A new kernel-based approach for overparameterized Hammerstein system identification
This work addresses system identification for Hammerstein models, which are used in control and signal processing, but it appears incremental as it builds on existing kernel-based methods with a tailored kernel.
The authors tackled the problem of identifying Hammerstein systems, which combine a static nonlinearity with a linear dynamic system, by proposing a new kernel-based approach that estimates an overparameterized vector to reconstruct both components; they demonstrated through numerical experiments that this method compares very favorably with two standard identification methods.

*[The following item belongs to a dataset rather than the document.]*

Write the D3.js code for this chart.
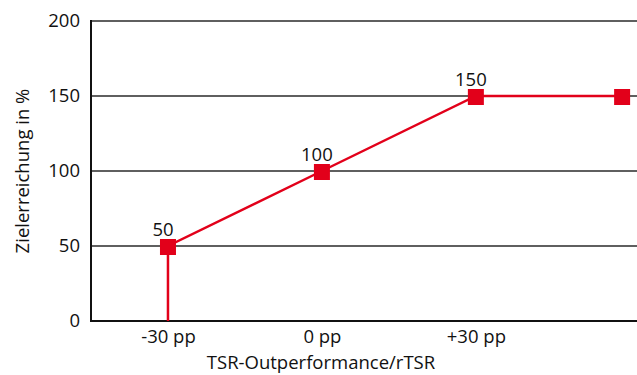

In this paper we propose a new identification scheme for Hammerstein systems, which are dynamic systems consisting of a static nonlinearity and a linear time-invariant dynamic system in cascade. We assume that the nonlinear function can be described as a linear combination of $p$ basis functions. We reconstruct the $p$ coefficients of the nonlinearity together with the first $n$ samples of the impulse response of the linear system by estimating an $np$-dimensional overparameterized vector, which contains all the combinations of the unknown variables. To avoid high variance in these estimates, we adopt a regularized kernel-based approach and, in particular, we introduce a new kernel tailored for Hammerstein system identification. We show that the resulting scheme provides an estimate of the overparameterized vector that can be uniquely decomposed as the combination of an impulse response and $p$ coefficients of the static nonlinearity. We also show, through several numerical experiments, that the proposed method compares very favorably with two standard methods for Hammerstein system identification.